**EXERCISE INSTRUCTIONS**.
Write out all the entries word for word and omit any pictures.

•••••

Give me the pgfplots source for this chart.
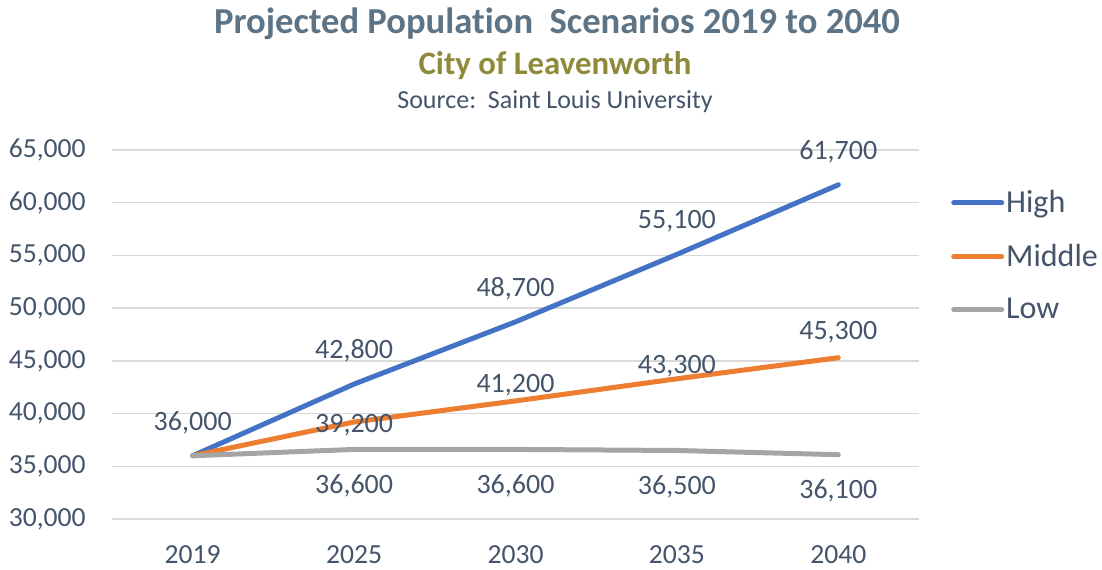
\documentclass[border=0pt]{standalone}
\usepackage{fontspec}
\setmainfont{Carlito}[Ligatures={NoCommon}]
\usepackage{pgfplots}
\pgfplotsset{compat=1.18}
\definecolor{txt}{HTML}{44546A}
\definecolor{ttl}{HTML}{5D7486}
\definecolor{sub}{HTML}{8E8A3A}
\definecolor{gridc}{HTML}{D9D9D9}
\definecolor{hi}{HTML}{4472C4}
\definecolor{mid}{HTML}{ED7D31}
\definecolor{lo}{HTML}{A5A5A5}

% year index, population
\pgfplotstableread{
x y
0 36000
1 42800
2 48700
3 55100
4 61700
}\high
\pgfplotstableread{
x y
0 36000
1 39200
2 41200
3 43300
4 45300
}\middle
\pgfplotstableread{
x y
0 36000
1 36600
2 36600
3 36500
4 36100
}\low
% label offsets (pt)
\pgfplotstableread{
x y dy
1 39200 -1.5
2 41200 8
3 43300 6.5
4 45300 12.5
}\midlab

\begin{document}
\begin{tikzpicture}
\useasboundingbox (-56pt,-25pt) rectangle (495pt,259.5pt);
\node[font=\bfseries\fontsize{18.3}{21}\selectfont, text=ttl] at (222.5pt,247.5pt) {Projected Population\ \ Scenarios 2019 to 2040};
\node[font=\bfseries\fontsize{16.4}{19}\selectfont, text=sub] at (221.5pt,226.5pt) {City of Leavenworth};
\node[font=\fontsize{13}{15}\selectfont, text=txt] at (221.5pt,208.5pt) {Source:\ \ Saint Louis University};
\begin{axis}[
  at={(0pt,0pt)}, anchor=south west,
  scale only axis, width=403.5pt, height=184.5pt,
  xmin=-0.5, xmax=4.5, ymin=30000, ymax=65000,
  xtick={0,...,4}, xticklabels={2019,2025,2030,2035,2040},
  ytick={30000,35000,...,65000},
  scaled y ticks=false,
  /pgf/number format/assume math mode=true,
  /pgf/number format/1000 sep={,},
  axis line style={draw=none}, major tick length=0pt,
  ymajorgrids, grid style={color=gridc, line width=0.75pt},
  tick label style={font=\fontsize{13.8}{16}\selectfont, text=txt},
  yticklabel style={inner sep=0pt, xshift=-13pt},
  xticklabel style={inner sep=0pt, yshift=-13pt},
  legend style={at={(1.032,0.908)}, anchor=north west, draw=none, fill=none,
    font=\fontsize{16}{19}\selectfont, text=txt, row sep=12.25pt,
    nodes={inner sep=1pt}},
  legend cell align=left,
  legend image code/.code={\draw[#1, line cap=round] (0pt,0pt) -- (24pt,0pt);},
  every axis plot/.append style={line width=2.5pt, line cap=round, line join=round},
  datalab/.style={draw=none, forget plot, nodes near coords,
    every node near coord/.style={font=\fontsize{14}{16}\selectfont, text=txt, anchor=center, yshift=#1}},
]
\addplot[hi] table[x=x,y=y] {\high};
\addlegendentry{High}
\addplot[mid] table[x=x,y=y] {\middle};
\addlegendentry{Middle}
\addplot[lo] table[x=x,y=y] {\low};
\addlegendentry{Low}
\addplot[datalab=16.5pt] table[x=x,y=y] {\high};
\addplot[draw=none, forget plot, nodes near coords,
  visualization depends on={\thisrow{dy} \as \dy},
  every node near coord/.style={font=\fontsize{14}{16}\selectfont, text=txt, anchor=center, yshift=\dy pt}]
  table[x=x,y=y] {\midlab};
\addplot[datalab=-18pt] table[x=x,y=y] {
x y
1 36600
2 36600
3 36500
4 36100
};
\end{axis}
\end{tikzpicture}
\end{document}
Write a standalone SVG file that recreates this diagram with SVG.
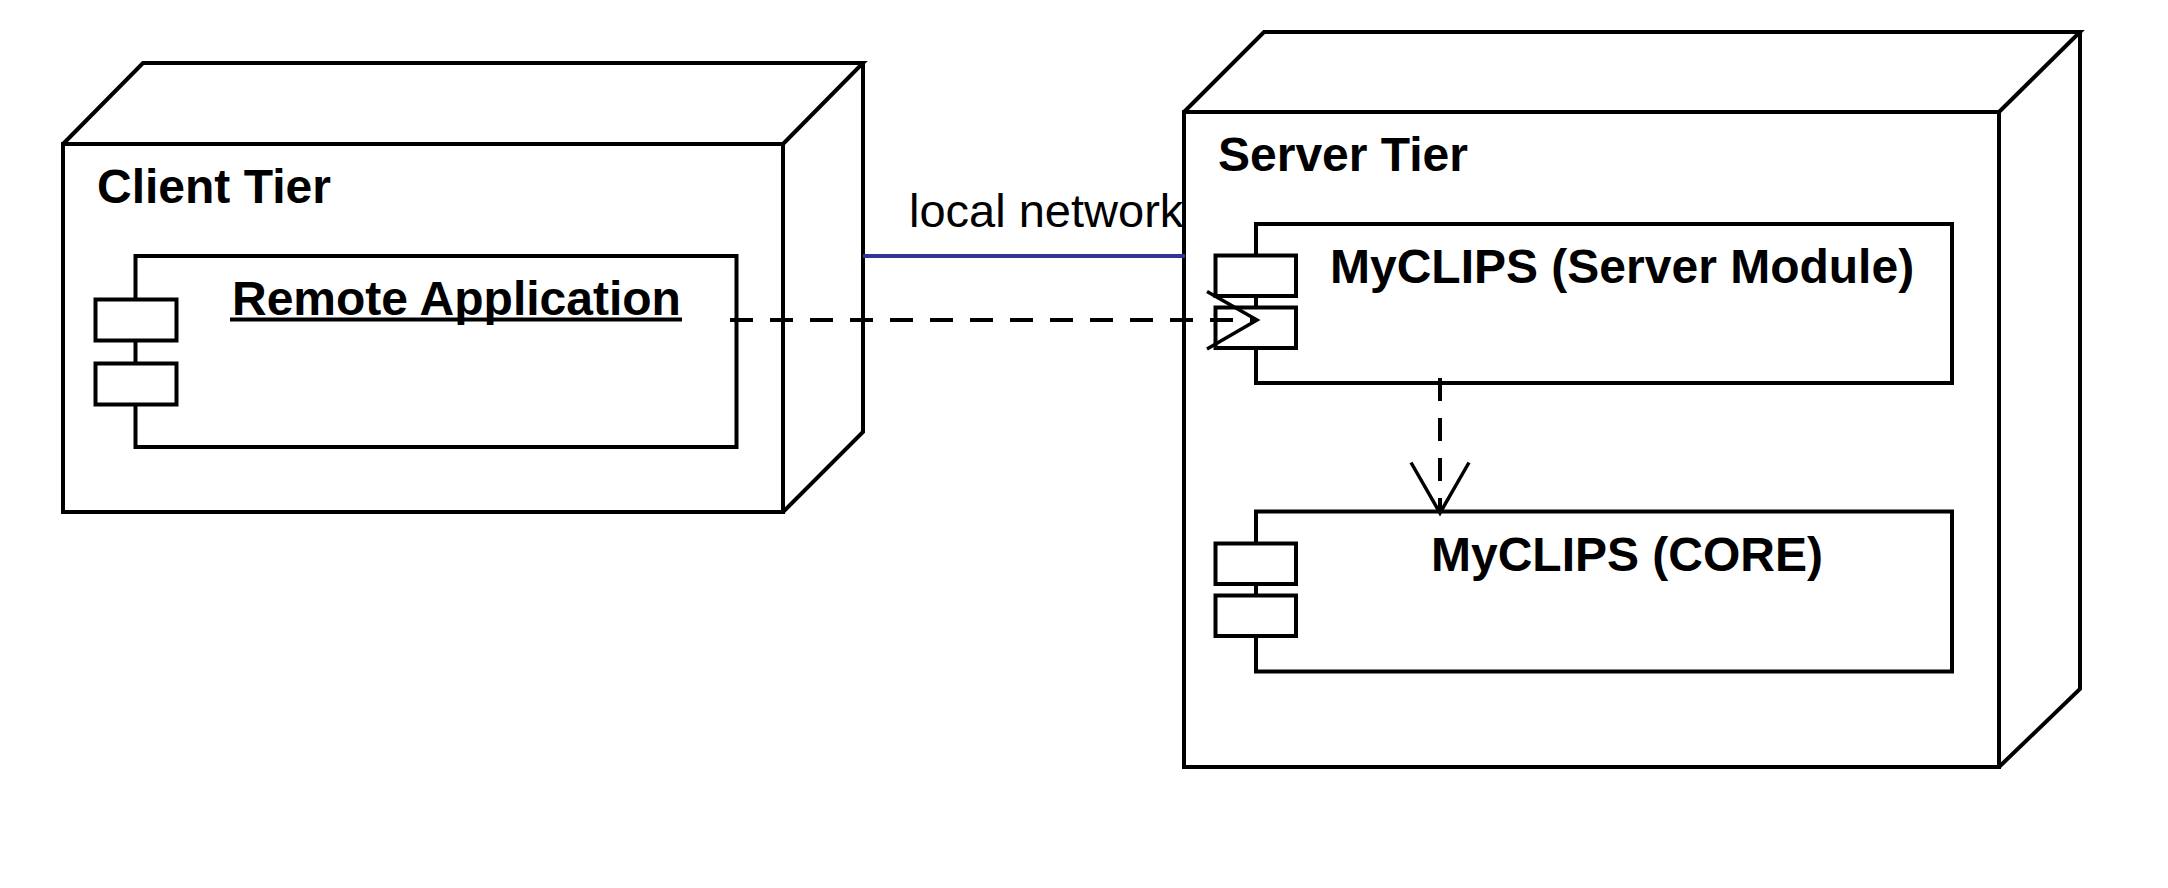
<svg xmlns="http://www.w3.org/2000/svg" width="2168" height="888" viewBox="0 0 2168 888">
<style>
.ln{fill:none;stroke:#000;stroke-width:4;stroke-linejoin:miter}
.fr{fill:#fff;stroke:#000;stroke-width:4}
.port{fill:#fff;stroke:#000;stroke-width:4}
.t{font-family:"Liberation Sans",Arial,sans-serif;font-weight:bold;font-size:48px;fill:#000}
.lbl{font-family:"Liberation Sans",Arial,sans-serif;font-size:47px;fill:#000}
.dash{fill:none;stroke:#000;stroke-width:4;stroke-dasharray:23 17}
.head{fill:none;stroke:#000;stroke-width:3.5}
</style>
<rect width="2168" height="888" fill="#fff"/>
<g id="client-tier">
  <path class="ln" d="M63,144 L143,63 H863 L783,144"/>
  <path class="ln" d="M863,63 V432 L783,512"/>
  <rect class="fr" x="63" y="144" width="720" height="368"/>
  <text class="t" x="97" y="203">Client Tier</text>
</g>
<g id="remote-application">
  <rect class="fr" x="135.5" y="256" width="601" height="191"/>
  <rect class="port" x="95.5" y="299.5" width="81" height="41"/>
  <rect class="port" x="95.5" y="363.5" width="81" height="41"/>
  <text class="t" x="232" y="315">Remote Application</text>
  <line x1="230" y1="319.5" x2="682" y2="319.5" stroke="#000" stroke-width="4"/>
</g>
<g id="server-tier">
  <path class="ln" d="M1184,112 L1264,32 H2080 L1999,112"/>
  <path class="ln" d="M2080,32 V689 L1999,767"/>
  <rect class="fr" x="1184" y="112" width="815" height="655"/>
  <text class="t" x="1218" y="171">Server Tier</text>
</g>
<g id="myclips-server-module">
  <rect class="fr" x="1256" y="224" width="696" height="159"/>
  <rect class="port" x="1215.5" y="255.5" width="80.5" height="40.5"/>
  <rect class="port" x="1215.5" y="307.5" width="80.5" height="40.5"/>
  <text class="t" x="1330" y="283">MyCLIPS (Server Module)</text>
</g>
<g id="myclips-core">
  <rect class="fr" x="1256" y="511.5" width="696" height="160"/>
  <rect class="port" x="1215.5" y="543.5" width="80.5" height="40.5"/>
  <rect class="port" x="1215.5" y="595.5" width="80.5" height="40.5"/>
  <text class="t" x="1431" y="571">MyCLIPS (CORE)</text>
</g>
<g id="connectors">
  <line x1="863" y1="256" x2="1185" y2="256" stroke="#333399" stroke-width="4"/>
  <text class="lbl" x="909" y="227">local network</text>
  <line class="dash" x1="730" y1="320" x2="1255" y2="320"/>
  <path class="head" d="M1207,291.5 L1257,320 L1207,349"/>
  <line class="dash" x1="1440" y1="378" x2="1440" y2="512"/>
  <path class="head" d="M1411,462.5 L1440,513 L1469,462.5"/>
</g>
</svg>
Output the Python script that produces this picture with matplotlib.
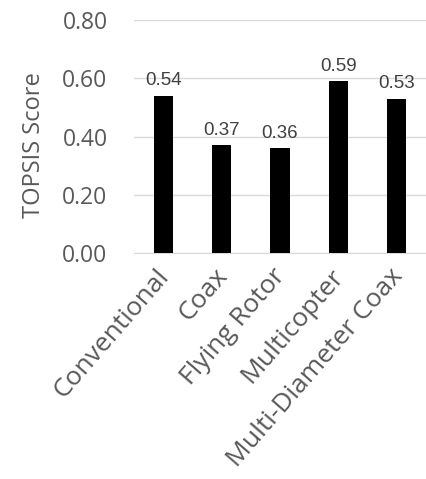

•••••

**OUTPUT FOR THIS EXERCISE**.
Give me the pgfplots source for this chart.
\documentclass[border=0pt]{standalone}
\usepackage{fontspec}
\setmainfont{Carlito}[Ligatures={NoCommon}]
\usepackage{pgfplots}
\pgfplotsset{compat=1.18}
\definecolor{txt}{HTML}{44546A}
\definecolor{ttl}{HTML}{5D7486}
\definecolor{sub}{HTML}{8E8A3A}
\definecolor{gridc}{HTML}{D9D9D9}
\definecolor{hi}{HTML}{4472C4}
\definecolor{mid}{HTML}{ED7D31}
\definecolor{lo}{HTML}{A5A5A5}

% year index, population
\pgfplotstableread{
x y
0 36000
1 42800
2 48700
3 55100
4 61700
}\high
\pgfplotstableread{
x y
0 36000
1 39200
2 41200
3 43300
4 45300
}\middle
\pgfplotstableread{
x y
0 36000
1 36600
2 36600
3 36500
4 36100
}\low
% label offsets (pt)
\pgfplotstableread{
x y dy
1 39200 -1.5
2 41200 8
3 43300 6.5
4 45300 12.5
}\midlab

\begin{document}
\begin{tikzpicture}
\useasboundingbox (-56pt,-25pt) rectangle (495pt,259.5pt);
\node[font=\bfseries\fontsize{18.3}{21}\selectfont, text=ttl] at (222.5pt,247.5pt) {Projected Population\ \ Scenarios 2019 to 2040};
\node[font=\bfseries\fontsize{16.4}{19}\selectfont, text=sub] at (221.5pt,226.5pt) {City of Leavenworth};
\node[font=\fontsize{13}{15}\selectfont, text=txt] at (221.5pt,208.5pt) {Source:\ \ Saint Louis University};
\begin{axis}[
  at={(0pt,0pt)}, anchor=south west,
  scale only axis, width=403.5pt, height=184.5pt,
  xmin=-0.5, xmax=4.5, ymin=30000, ymax=65000,
  xtick={0,...,4}, xticklabels={2019,2025,2030,2035,2040},
  ytick={30000,35000,...,65000},
  scaled y ticks=false,
  /pgf/number format/assume math mode=true,
  /pgf/number format/1000 sep={,},
  axis line style={draw=none}, major tick length=0pt,
  ymajorgrids, grid style={color=gridc, line width=0.75pt},
  tick label style={font=\fontsize{13.8}{16}\selectfont, text=txt},
  yticklabel style={inner sep=0pt, xshift=-13pt},
  xticklabel style={inner sep=0pt, yshift=-13pt},
  legend style={at={(1.032,0.908)}, anchor=north west, draw=none, fill=none,
    font=\fontsize{16}{19}\selectfont, text=txt, row sep=12.25pt,
    nodes={inner sep=1pt}},
  legend cell align=left,
  legend image code/.code={\draw[#1, line cap=round] (0pt,0pt) -- (24pt,0pt);},
  every axis plot/.append style={line width=2.5pt, line cap=round, line join=round},
  datalab/.style={draw=none, forget plot, nodes near coords,
    every node near coord/.style={font=\fontsize{14}{16}\selectfont, text=txt, anchor=center, yshift=#1}},
]
\addplot[hi] table[x=x,y=y] {\high};
\addlegendentry{High}
\addplot[mid] table[x=x,y=y] {\middle};
\addlegendentry{Middle}
\addplot[lo] table[x=x,y=y] {\low};
\addlegendentry{Low}
\addplot[datalab=16.5pt] table[x=x,y=y] {\high};
\addplot[draw=none, forget plot, nodes near coords,
  visualization depends on={\thisrow{dy} \as \dy},
  every node near coord/.style={font=\fontsize{14}{16}\selectfont, text=txt, anchor=center, yshift=\dy pt}]
  table[x=x,y=y] {\midlab};
\addplot[datalab=-18pt] table[x=x,y=y] {
x y
1 36600
2 36600
3 36500
4 36100
};
\end{axis}
\end{tikzpicture}
\end{document}
Write a standalone SVG file that recreates this diagram with SVG.
<svg xmlns="http://www.w3.org/2000/svg" width="2168" height="888" viewBox="0 0 2168 888">
<style>
.ln{fill:none;stroke:#000;stroke-width:4;stroke-linejoin:miter}
.fr{fill:#fff;stroke:#000;stroke-width:4}
.port{fill:#fff;stroke:#000;stroke-width:4}
.t{font-family:"Liberation Sans",Arial,sans-serif;font-weight:bold;font-size:48px;fill:#000}
.lbl{font-family:"Liberation Sans",Arial,sans-serif;font-size:47px;fill:#000}
.dash{fill:none;stroke:#000;stroke-width:4;stroke-dasharray:23 17}
.head{fill:none;stroke:#000;stroke-width:3.5}
</style>
<rect width="2168" height="888" fill="#fff"/>
<g id="client-tier">
  <path class="ln" d="M63,144 L143,63 H863 L783,144"/>
  <path class="ln" d="M863,63 V432 L783,512"/>
  <rect class="fr" x="63" y="144" width="720" height="368"/>
  <text class="t" x="97" y="203">Client Tier</text>
</g>
<g id="remote-application">
  <rect class="fr" x="135.5" y="256" width="601" height="191"/>
  <rect class="port" x="95.5" y="299.5" width="81" height="41"/>
  <rect class="port" x="95.5" y="363.5" width="81" height="41"/>
  <text class="t" x="232" y="315">Remote Application</text>
  <line x1="230" y1="319.5" x2="682" y2="319.5" stroke="#000" stroke-width="4"/>
</g>
<g id="server-tier">
  <path class="ln" d="M1184,112 L1264,32 H2080 L1999,112"/>
  <path class="ln" d="M2080,32 V689 L1999,767"/>
  <rect class="fr" x="1184" y="112" width="815" height="655"/>
  <text class="t" x="1218" y="171">Server Tier</text>
</g>
<g id="myclips-server-module">
  <rect class="fr" x="1256" y="224" width="696" height="159"/>
  <rect class="port" x="1215.5" y="255.5" width="80.5" height="40.5"/>
  <rect class="port" x="1215.5" y="307.5" width="80.5" height="40.5"/>
  <text class="t" x="1330" y="283">MyCLIPS (Server Module)</text>
</g>
<g id="myclips-core">
  <rect class="fr" x="1256" y="511.5" width="696" height="160"/>
  <rect class="port" x="1215.5" y="543.5" width="80.5" height="40.5"/>
  <rect class="port" x="1215.5" y="595.5" width="80.5" height="40.5"/>
  <text class="t" x="1431" y="571">MyCLIPS (CORE)</text>
</g>
<g id="connectors">
  <line x1="863" y1="256" x2="1185" y2="256" stroke="#333399" stroke-width="4"/>
  <text class="lbl" x="909" y="227">local network</text>
  <line class="dash" x1="730" y1="320" x2="1255" y2="320"/>
  <path class="head" d="M1207,291.5 L1257,320 L1207,349"/>
  <line class="dash" x1="1440" y1="378" x2="1440" y2="512"/>
  <path class="head" d="M1411,462.5 L1440,513 L1469,462.5"/>
</g>
</svg>
Output the Python script that produces this picture with matplotlib.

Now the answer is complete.